Aside from the terms of credit, there is also what is called line of credit. It is an agreement in which the bank agrees to lend a maximum amount of money that must be paid in a specified length of time. The formal, committed line of credit that the bank or other lending institutions extends is the revolving credit agreement (Brigham, 1991). Aside from trade credit, there is also commercial paper. It is consist of negotiable promissory note that matures in less than a year, usually four to six months.

In this type of credit, the credit applicant does not give a security to ensure that the credit will be paid. This security is called collateral. Because of this, commercial paper is only open to the most credit-worthy companies. The only assurance that the lender can get is the ability of the barrower to pay the credit. There is no substantial assurance that the credit will be paid fully or on time. It is not appropriate to borrow under a line of credit or revolving credit agreement when there is only a single purpose. Let as look at this situation.

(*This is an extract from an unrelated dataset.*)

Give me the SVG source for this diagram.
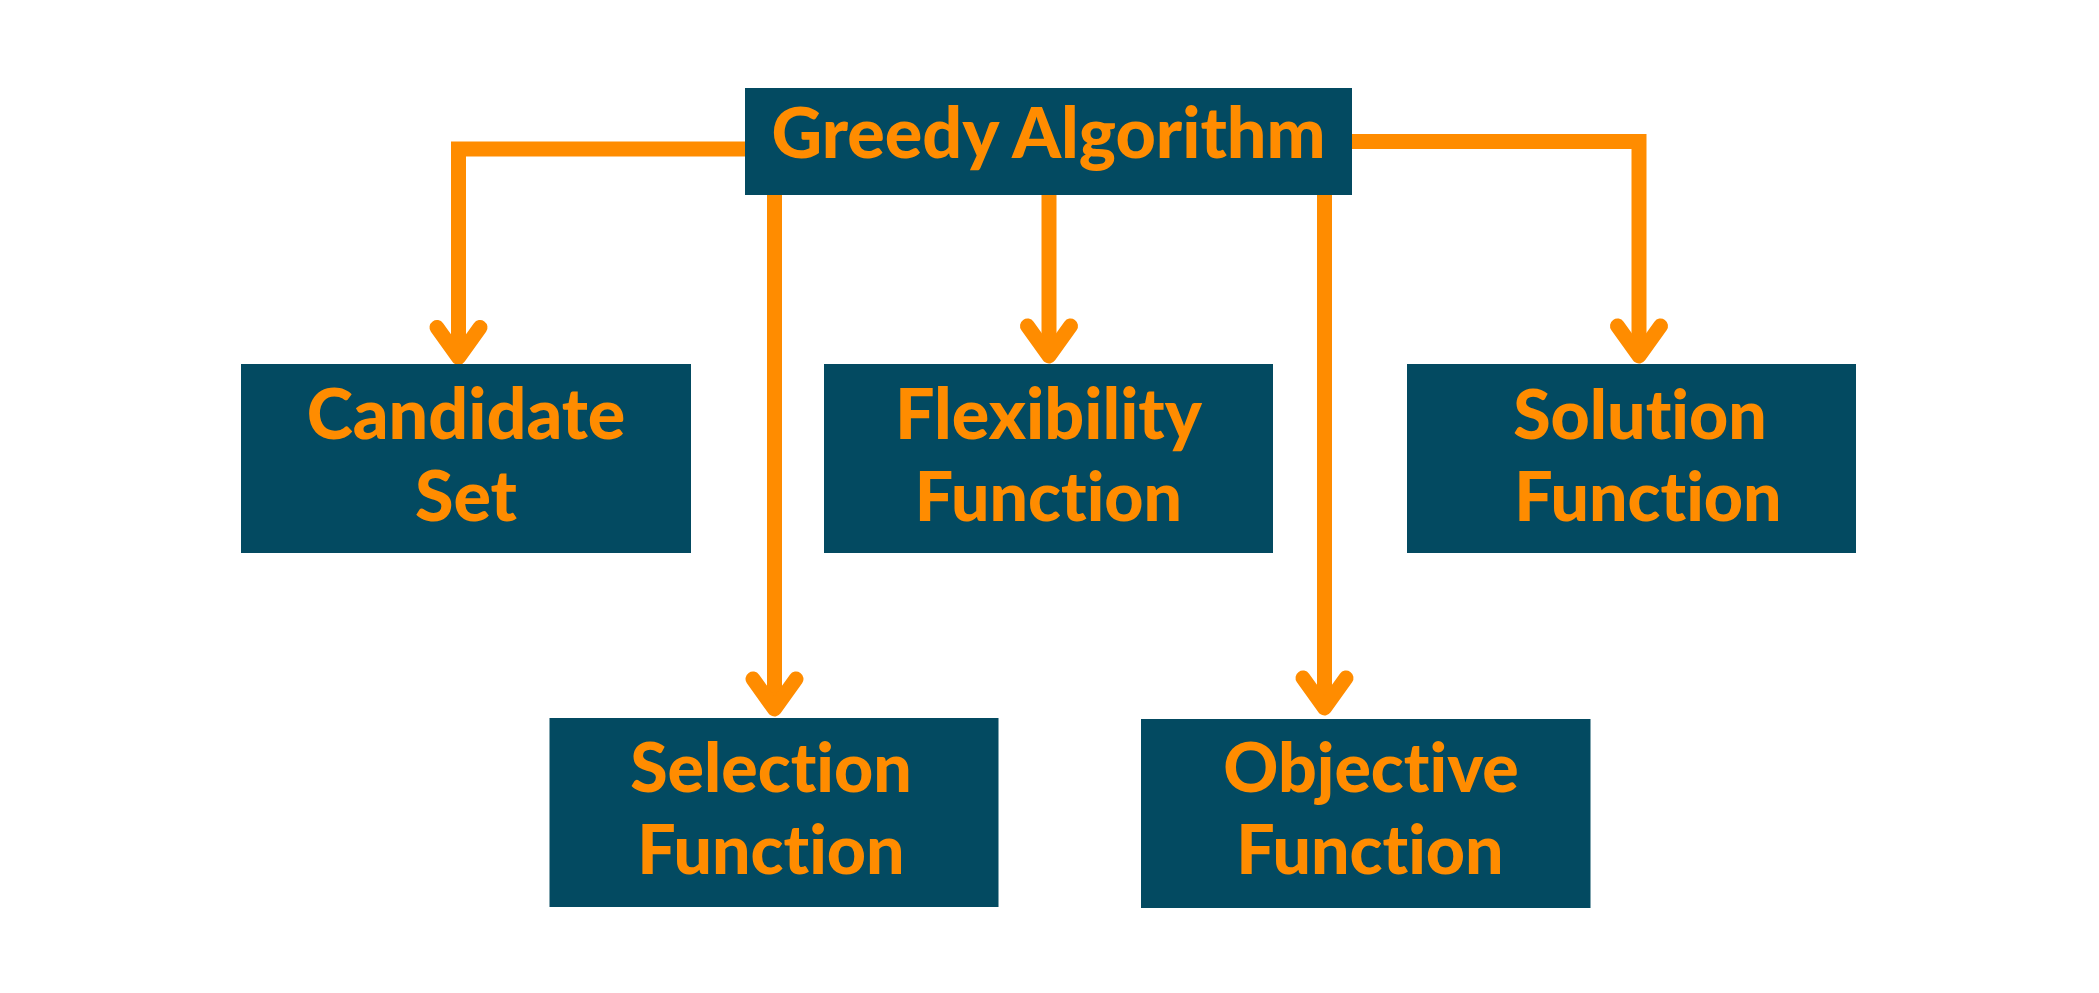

Suppose that the borrower will use the amount borrowed for completing a project. After the project, the contractor can collect the money that will be used to pay the creditor. If this will be the situation, each request shall be considered by the bank or creditor as a separate transaction. The cash-flow ability of the barrower will be of great importance. If the borrower is to borrow for another purpose, the previous transaction will not be included. But if the borrower will borrow for the purpose of completing two projects, then the lender shall consider it as a single transaction (Van Horne, 1977).

Commercial paper is sold by the borrower to a lender, which is generally a bank, pension fund, insurance company, or other firms. There are instances where the commercial paper is sold directly; meaning the borrower directly borrows from a lender. In some other instance, the sale is handled through a broker. This type of credit does not include interest in payment. It is rather sold at a discount and paid at the face amount. The difference between the amount received and the amount paid is the interest (Pritchard, 1977).